Feldstein altered nearly every aspect of the NBER. He moved the headquarters from New York City to Cambridge, retaining a small office in Manhattan and closing offices in New Haven and Washington. He advanced the NBER’s role in disseminating economic research by developing the NBER Working Paper Series as a leading source of pre-publication findings and shuttered the NBER’s journals. The working paper series had been launched in 1973, and there were 142 such papers when Feldstein started. By the close of his term, there were more than 14,000. Feldstein appointed a formal Business Cycle Dating Committee, chaired by Robert Hall, to track turning points in economic activity and carry forward the NBER’s long-standing role in business cycle analysis. He also created research programs focusing on particular topic areas. In 1978, he launched five research programs: Economic Fluctuations and Growth, International Studies, Business Taxation and Finance, Financial Markets and Monetary Economics, and Labor Studies. Over time, other programs were added, and some of the initial programs were sub-divided.
Feldstein realized that the NBER could play a crucial convening function by bringing researchers with similar interests together. Each program held at least one meeting during each academic year. Another important milestone in 1978 was the launch of the NBER Summer Institute. That year’s meeting consisted of two small research conferences involving about 60 researchers. In recent years, the Cambridge-based Summer Institute has included more than 50 meetings and over 2,800 researchers.

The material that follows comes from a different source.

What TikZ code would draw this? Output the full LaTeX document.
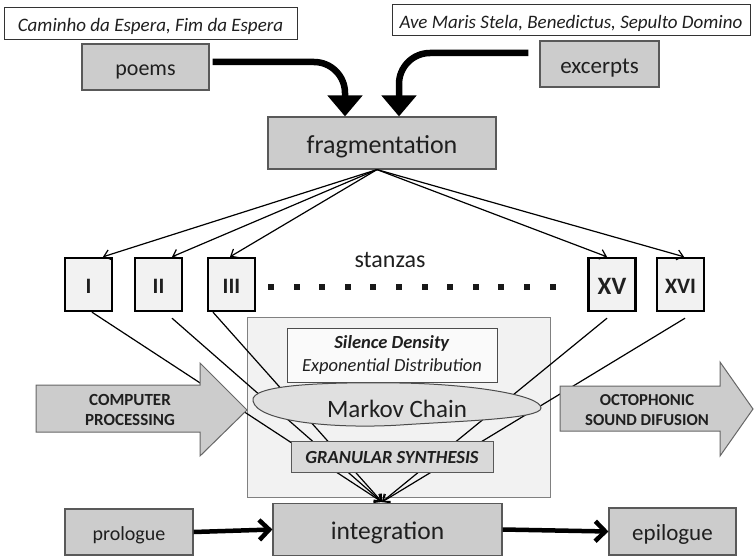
\documentclass[tikz,border=0pt]{standalone}
\usepackage{fontspec}
\setmainfont{Carlito}
\usetikzlibrary{arrows.meta,calc}
\newcommand{\fs}[1]{\fontsize{#1}{#1}\selectfont}
\tikzset{
  fnt/.style args={#1/#2/#3}{font=\fs{#1}, text height=#2pt, text depth=#3pt},
  gbox/.style={draw=black!65, line width=1.2pt, fill=black!20, text=black!88, inner sep=0pt},
  tbox/.style={draw=black!80, line width=1pt, fill=white, text=black!88, inner sep=0pt, fnt=19/17.1/1.9},
  sbox/.style={draw=black, line width=2.4pt, fill=black!5, text=black!88, inner sep=0pt, minimum width=47pt, minimum height=53pt, fnt=22/19.8/2.2},
  thinarrow/.style={line width=1.2pt, -{Straight Barb[length=6pt,width=10pt]}},
  fatarrow/.style={line width=6.5pt, rounded corners=31pt, -{Triangle[length=21pt,width=34pt]}},
  midarrow/.style={line width=4.5pt, -{Straight Barb[length=10pt,width=20pt]}},
  blockarrow/.style={draw=black!60, line width=1pt, fill=black!20},
}
\begin{document}
\begin{tikzpicture}[x=1pt,y=-1pt]
\useasboundingbox (0,0) rectangle (754,556);

% top text boxes
\node[tbox, minimum width=293pt, minimum height=32pt] (cam) at (150.5,24) {\itshape Caminho da Espera, Fim da Espera};
\node[tbox, minimum width=358pt, minimum height=31pt] (ave) at (571,20.5) {\itshape Ave Maris Stela, Benedictus, Sepulto Domino};

% sources
\node[gbox, minimum width=127pt, minimum height=46pt, fnt=22/19.8/2.2] (poems) at (145.5,67) {poems};
\node[gbox, minimum width=119pt, minimum height=46pt, fnt=23/20.7/2.3] (exc) at (599.5,64) {excerpts};
\node[gbox, minimum width=228pt, minimum height=52pt, fnt=26/23.4/2.6] (frag) at (382,143) {fragmentation};

\draw[fatarrow] ([xshift=3pt,yshift=5pt]poems.east) -| ([xshift=-37pt]frag.north);
\draw[fatarrow] ([xshift=-11pt,yshift=11pt]exc.west) -| ([xshift=17pt]frag.north);

% stanzas
\node[sbox] (s1) at (88.5,284.5) {\bfseries I};
\node[sbox] (s2) at (158.5,284.5) {\bfseries II};
\node[sbox] (s3) at (231.5,284.5) {\bfseries III};
\node[sbox, fnt=25/22.5/2.5] (s15) at (612,284.5) {\bfseries XV};
\node[sbox] (s16) at (680.5,284.5) {\bfseries XVI};
\node[fnt=24/21.6/2.4, text=black!88, inner sep=0pt] (stz) at (390,258) {stanzas};
\foreach \k in {0,...,11} \fill[black!90] ({271+\k*25.6-3},284) rectangle ++(6,6);

\draw[thinarrow] ([xshift=-5pt]frag.south) -- ([xshift=14.5pt]s1.north);
\draw[thinarrow] ([xshift=-5pt]frag.south) -- ([xshift=13.5pt]s2.north);
\draw[thinarrow] ([xshift=-5pt]frag.south) -- ([xshift=-1.5pt]s3.north);
\draw[thinarrow] ([xshift=-5pt]frag.south) -- ([xshift=-5pt]s15.north);
\draw[thinarrow] ([xshift=-5pt]frag.south) -- ([xshift=3.5pt]s16.north);

% processing area
\node[draw=black!50, fill=black!5, line width=1pt, minimum width=303pt, minimum height=180pt, inner sep=0pt] (proc) at (398.5,407) {};
\node[draw=black!70, fill=black!2, line width=1pt, minimum width=210pt, minimum height=54pt, inner sep=0pt, align=center, text=black!88, font=\fontsize{18.5}{23}\selectfont] (sil) at (392,355)
  {\textbf{\textit{Silence Density}}\\\textit{Exponential Distribution}};

\coordinate (conv) at (382,502);
\draw[thinarrow] ([xshift=3.5pt]s1.south) -- (conv);
\draw[thinarrow] ([xshift=13.5pt,yshift=-6pt]s2.south) -- (conv);
\draw[thinarrow] ([xshift=-18.5pt]s3.south) -- (conv);
\draw[thinarrow] ([xshift=-5pt,yshift=-6pt]s15.south) -- (conv);
\draw[thinarrow] ([xshift=4.5pt,yshift=-6pt]s16.south) -- (conv);

% Markov chain leaf-shaped ellipse
\draw[draw=black!70, fill=black!12, line width=1pt]
  (253,401) .. controls (249,384) and (330,382) .. (400,383)
  .. controls (470,384) and (541,395) .. (541,408)
  .. controls (541,419) and (460,421) .. (400,425)
  .. controls (336,429) and (257,422) .. (253,401) -- cycle;
\node[fnt=25/22.5/2.5, text=black!88, inner sep=0pt] (markov) at (397,407.5) {Markov Chain};

\node[draw=black!65, fill=black!15, line width=1pt, minimum width=202pt, minimum height=31pt, inner sep=0pt, text=black!88, fnt=18.5/16.65/1.85] (gran) at (392,456.5) {\bfseries\itshape GRANULAR SYNTHESIS};

% block arrows
\draw[blockarrow] (36,385) -- (200,385) -- (200,363) -- (247,410) -- (200,456) -- (200,432) -- (36,432) -- cycle;
\node[font=\fontsize{17}{20}\selectfont\bfseries, align=center, text=black!88, inner sep=0pt] (comp) at (130,410) {COMPUTER\\PROCESSING};
\draw[blockarrow] (560,386) -- (720,386) -- (720,362) -- (753,409) -- (720,456) -- (720,431) -- (560,431) -- cycle;
\node[font=\fontsize{16.7}{20}\selectfont\bfseries, align=center, text=black!88, inner sep=0pt] (octo) at (647,410) {OCTOPHONIC\\SOUND DIFUSION};

% bottom row
\node[gbox, minimum width=128pt, minimum height=46pt, fnt=20/18/2] (prol) at (129,532) {prologue};
\node[gbox, minimum width=229pt, minimum height=52pt, fnt=25.5/22.95/2.55] (integ) at (387.5,529.5) {integration};
\node[gbox, minimum width=127pt, minimum height=47pt, fnt=23/20.7/2.3] (epi) at (672.5,531.5) {epilogue};
\draw[midarrow] (prol.east) -- (integ.west);
\draw[midarrow] (integ.east) -- (epi.west);
\end{tikzpicture}
\end{document}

Other important initiatives included the creation in 1986 of a research program on the economics of aging, led by David Wise, which ultimately established the NBER as a center for research activity in health economics and demography; the launch of the Macroeconomics Annual, initially directed by Stanley Fisher; the annual Tax Policy and the Economy conference in Washington, first organized by Lawrence Summers; and the International Seminar on Macroeconomics, under the direction of Robert Gordon and Georges deMenil. By 2008, when Feldstein became president emeritus, there were 19 research programs and a number of working groups studying a wide range of topics.
When Feldstein stepped down in 2008, MIT Professor James Poterba, a student of Feldstein’s as a Harvard undergraduate, was named NBER president. He continued the expansion of the NBER’s scope and span. The number of affiliated researchers, just over 1,000 in 2008, was more than 1,600 in 2021. A new program on Development Economics, launched in 2012, expanded the NBER’s research profile, and a working group on Market Design brought new ties to economic theory and computer science. Today, digital distribution has supplanted the distinctive yellow-paper-covered printed working papers, and the NBER distributes more than 1,200 new research studies each year. The NBER convenes roughly 125 meetings a year on a wide range of topics in applied economics.